Con el paso del tiempo, la participación pasó a convertirse en un fin en sí mismo, sin que se pusiera en duda su valor intrínseco. No hacía falta, todos sabemos que comer espinacas es saludable. Mientras tanto, la "crisis de legitimación" campaba a sus anchas y llegó hasta nuestros días. De aquellas concentraciones del 15M donde se gritaba "¡no nos representan!" surgieron ayuntamientos que tomaron la "participación ciudadana" por bandera. Madrid, por ejemplo, puso en marcha Decide Madrid, lanzando internacionalmente a CONSUL; y del consenso de los grupos políticos, se renovaron las vetustos Consejos Territoriales para dar a luz a los Foros Locales de los Distritos. De entre estas iniciativas, la más significativa quizá sea la de los Presupuestos Participativos. En cada edición se incrementa significativamente el número de propuestas y las asociaciones y vecinos dedican mucho tiempo a recabar apoyos y votos para sus proyectos.
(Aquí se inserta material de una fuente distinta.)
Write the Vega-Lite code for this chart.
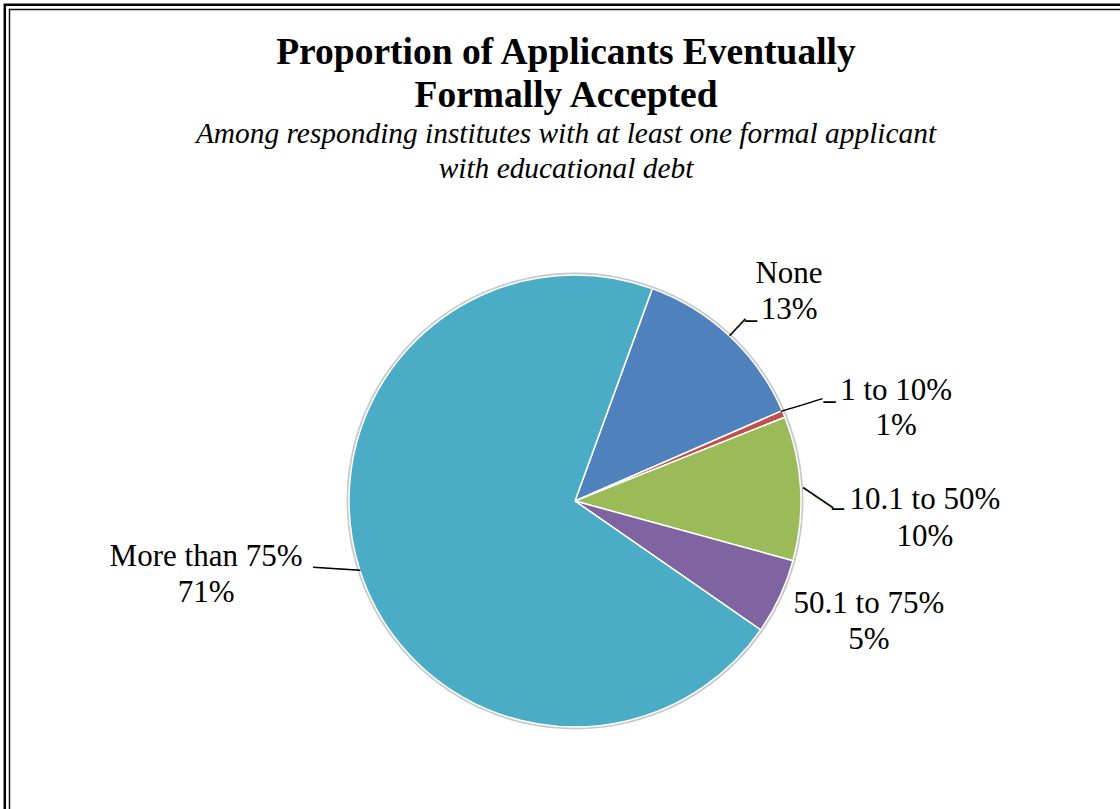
{
  "$schema": "https://vega.github.io/schema/vega-lite/v6.json",
  "width": 1150,
  "height": 1002,
  "autosize": {"type": "none"},
  "padding": 0,
  "background": "white",
  "config": {"view": {"stroke": null, "fill": "white"}},
  "title": {
    "text": ["Proportion of Applicants Eventually", "Formally Accepted"],
    "subtitle": ["Among responding institutes with at least one formal applicant", "with educational debt"],
    "font": "Liberation Serif",
    "fontSize": 37.5,
    "fontWeight": "bold",
    "lineHeight": 43,
    "color": "#000000",
    "subtitleFont": "Liberation Serif",
    "subtitleFontSize": 29.4,
    "subtitleFontStyle": "italic",
    "subtitleLineHeight": 35,
    "subtitleColor": "#000000",
    "subtitlePadding": 5,
    "anchor": "middle",
    "frame": "group",
    "offset": -183,
    "dx": -9
  },
  "data": {
    "values": [
      {"category": "None", "share": 12.9, "order": 1, "label": "None\n13%"},
      {"category": "1 to 10%", "share": 0.5, "order": 2, "label": "1 to 10%\n1%"},
      {"category": "10.1 to 50%", "share": 10.3, "order": 3, "label": "10.1 to 50%\n10%"},
      {"category": "50.1 to 75%", "share": 5.4, "order": 4, "label": "50.1 to 75%\n5%"},
      {"category": "More than 75%", "share": 70.9, "order": 5, "label": "More than 75%\n71%"}
    ]
  },
  "layer": [
    {
      "data": {"values": [{"frame": "outer"}]},
      "mark": {"type": "rect", "filled": false, "color": "#000000", "strokeWidth": 2.5, "x": 4.8, "y": 4.8, "x2": 3000, "y2": 3000},
      "encoding": {}
    },
    {
      "data": {"values": [{"frame": "inner"}]},
      "mark": {"type": "rect", "filled": false, "color": "#111111", "strokeWidth": 1.5, "x": 9.5, "y": 9.5, "x2": 3000, "y2": 3000},
      "encoding": {}
    },
    {
      "data": {"values": [{"shadow": 1}]},
      "mark": {"type": "arc", "outerRadius": 228.5, "color": "#c9c9c9"},
      "encoding": {}
    },
    {
      "mark": {"type": "arc", "outerRadius": 226, "stroke": "white", "strokeWidth": 1.5},
      "encoding": {
        "theta": {"field": "share", "type": "quantitative", "stack": true, "scale": {"range": [0.349066, 6.632251]}},
        "order": {"field": "order", "type": "quantitative"},
        "color": {
          "field": "category", "type": "nominal",
          "scale": {"domain": ["None", "1 to 10%", "10.1 to 50%", "50.1 to 75%", "More than 75%"], "range": ["#4F81BD", "#C0504D", "#9BBB59", "#8064A2", "#4BACC6"]},
          "legend": null
        }
      }
    },
    {
      "mark": {"type": "text", "radius": 300, "dx": 8.6, "dy": -8.2, "font": "Liberation Serif", "fontSize": 31, "lineHeight": 36, "lineBreak": "\n", "align": "center", "baseline": "middle", "color": "#000000"},
      "encoding": {
        "theta": {"field": "share", "type": "quantitative", "stack": true},
        "order": {"field": "order", "type": "quantitative"},
        "text": {"condition": {"test": "datum.category === 'None'", "field": "label"}, "value": ""}
      }
    },
    {
      "mark": {"type": "text", "radius": 334, "dx": 13, "dy": 19, "font": "Liberation Serif", "fontSize": 31, "lineHeight": 35, "lineBreak": "\n", "align": "center", "baseline": "middle", "color": "#000000"},
      "encoding": {
        "theta": {"field": "share", "type": "quantitative", "stack": true},
        "order": {"field": "order", "type": "quantitative"},
        "text": {"condition": {"test": "datum.category === '1 to 10%'", "field": "label"}, "value": ""}
      }
    },
    {
      "mark": {"type": "text", "radius": 350, "dx": 0.5, "dy": 18.5, "font": "Liberation Serif", "fontSize": 31, "lineHeight": 37, "lineBreak": "\n", "align": "center", "baseline": "middle", "color": "#000000"},
      "encoding": {
        "theta": {"field": "share", "type": "quantitative", "stack": true},
        "order": {"field": "order", "type": "quantitative"},
        "text": {"condition": {"test": "datum.category === '10.1 to 50%'", "field": "label"}, "value": ""}
      }
    },
    {
      "mark": {"type": "text", "radius": 318, "dx": 5.8, "dy": -31.4, "font": "Liberation Serif", "fontSize": 31, "lineHeight": 36, "lineBreak": "\n", "align": "center", "baseline": "middle", "color": "#000000"},
      "encoding": {
        "theta": {"field": "share", "type": "quantitative", "stack": true},
        "order": {"field": "order", "type": "quantitative"},
        "text": {"condition": {"test": "datum.category === '50.1 to 75%'", "field": "label"}, "value": ""}
      }
    },
    {
      "mark": {"type": "text", "radius": 376, "dx": -10.6, "dy": -57.7, "font": "Liberation Serif", "fontSize": 31, "lineHeight": 36, "lineBreak": "\n", "align": "center", "baseline": "middle", "color": "#000000"},
      "encoding": {
        "theta": {"field": "share", "type": "quantitative", "stack": true},
        "order": {"field": "order", "type": "quantitative"},
        "text": {"condition": {"test": "datum.category === 'More than 75%'", "field": "label"}, "value": ""}
      }
    },
    {
      "mark": {"type": "text", "radius": 238, "angle": -47, "font": "DejaVu Sans Mono", "fontSize": 19, "align": "center", "baseline": "middle", "color": "#000000"},
      "encoding": {
        "theta": {"field": "share", "type": "quantitative", "stack": true},
        "order": {"field": "order", "type": "quantitative"},
        "text": {"condition": {"test": "datum.category === 'None'", "value": "──"}, "value": ""}
      }
    },
    {
      "mark": {"type": "text", "radius": 252, "dx": 3.5, "dy": 4.5, "font": "DejaVu Sans Mono", "fontSize": 20, "align": "center", "baseline": "middle", "color": "#000000"},
      "encoding": {
        "theta": {"field": "share", "type": "quantitative", "stack": true},
        "order": {"field": "order", "type": "quantitative"},
        "text": {"condition": {"test": "datum.category === 'None'", "value": "─"}, "value": ""}
      }
    },
    {
      "mark": {"type": "text", "radius": 246, "angle": -17, "font": "DejaVu Sans Mono", "fontSize": 18, "align": "center", "baseline": "middle", "color": "#000000"},
      "encoding": {
        "theta": {"field": "share", "type": "quantitative", "stack": true},
        "order": {"field": "order", "type": "quantitative"},
        "text": {"condition": {"test": "datum.category === '1 to 10%'", "value": "────"}, "value": ""}
      }
    },
    {
      "mark": {"type": "text", "radius": 273, "dx": 2.7, "dy": 7, "font": "DejaVu Sans Mono", "fontSize": 20, "align": "center", "baseline": "middle", "color": "#000000"},
      "encoding": {
        "theta": {"field": "share", "type": "quantitative", "stack": true},
        "order": {"field": "order", "type": "quantitative"},
        "text": {"condition": {"test": "datum.category === '1 to 10%'", "value": "─"}, "value": ""}
      }
    },
    {
      "mark": {"type": "text", "radius": 242, "angle": 34, "dx": 7, "dy": 8.6, "font": "DejaVu Sans Mono", "fontSize": 20, "align": "center", "baseline": "middle", "color": "#000000"},
      "encoding": {
        "theta": {"field": "share", "type": "quantitative", "stack": true},
        "order": {"field": "order", "type": "quantitative"},
        "text": {"condition": {"test": "datum.category === '10.1 to 50%'", "value": "───"}, "value": ""}
      }
    },
    {
      "mark": {"type": "text", "radius": 263, "dx": 0.4, "dy": 24, "font": "DejaVu Sans Mono", "fontSize": 20, "align": "center", "baseline": "middle", "color": "#000000"},
      "encoding": {
        "theta": {"field": "share", "type": "quantitative", "stack": true},
        "order": {"field": "order", "type": "quantitative"},
        "text": {"condition": {"test": "datum.category === '10.1 to 50%'", "value": "─"}, "value": ""}
      }
    },
    {
      "mark": {"type": "text", "radius": 248, "angle": 3.6, "dx": -2.5, "dy": -6.4, "font": "DejaVu Sans Mono", "fontSize": 19.5, "align": "center", "baseline": "middle", "color": "#000000"},
      "encoding": {
        "theta": {"field": "share", "type": "quantitative", "stack": true},
        "order": {"field": "order", "type": "quantitative"},
        "text": {"condition": {"test": "datum.category === 'More than 75%'", "value": "────"}, "value": ""}
      }
    }
  ]
}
Ni el número de votos, ni el presupuesto que se les asigna es muy elevado, pero, considerando el punto de partida, podría decirse que es un todo en éxito de "participación". Y, sin embargo, atendiendo a las frustraciones que están provocando, se encuentra —paradójicamente— en riesgo de morir de éxito.
¿Qué está pasando con la "participación" en las grandes urbes? Algunos dirán que todavía es pronto para valorar los últimos cambios. Siguiendo con el ejemplo de Madrid, acaba de iniciarse el proceso de descentralización administrativa. Puede que también sea pronto para valorar la nueva Ordenanza de Cooperación Público-Social, pero ¿no se legitima la "participación" sólo si es "participación reglada"?. Por ejemplo, si una asociación presenta un recurso ante los tribunales para paralizar un plan urbanístico ¿se considera "participación ciudadana"?
Entonces, ¿en qué quedamos? ¿La “participación ciudadana” es saludable? Al contrario de lo que podamos pensar, el texto de Arnstein no contiene ninguna carga moral. Dicho de otro modo: no nos dice si la “participación ciudadana” es buena o mala. Tan sólo nos expone un ramillete de criterios con los que evaluar los procesos sobre una definición elaborada a partir de otra metáfora, la escalera, por la que se asciende a medida que se cumplen una serie de criterios.
Así, por ejemplo, si evaluamos el proceso de "participación ciudadana" del proyecto urbanístico Mahou-Calderón, no es suficiente saber que "se ha elaborado a partir del consenso alcanzado en un procedimiento de participación ciudadana". Sin embargo, sí nos ayuda saber que, en este proyecto, nos encontramos en uno de los peldaños de la escalera que "permite a los ciudadanos recomendar o planificar hasta el infinito, pero mantiene en quienes ostentan el poder la capacidad de juzgar la legitimidad o viabilidad de las recomendaciones. El grado hasta el que los ciudadanos pueden ser apaciguados depende principalmente de dos factores: la calidad del apoyo técnico que tengan para articular sus prioridades; y hasta qué punto las comunidades están organizadas para presionar sobre esas prioridades".
Una definición de "participación ciudadana" compleja, ¿verdad? Sí, pero más rica y saludable. ¡Feliz cumpleaños, Popeye!
Eduardo Ramis es antropólogo, socio de la AMPA del IES Gran Capitán y profesor del curso "Participación de los vecinos en la solución de los conflictos urbanos" en la Casa Encendida de Madrid.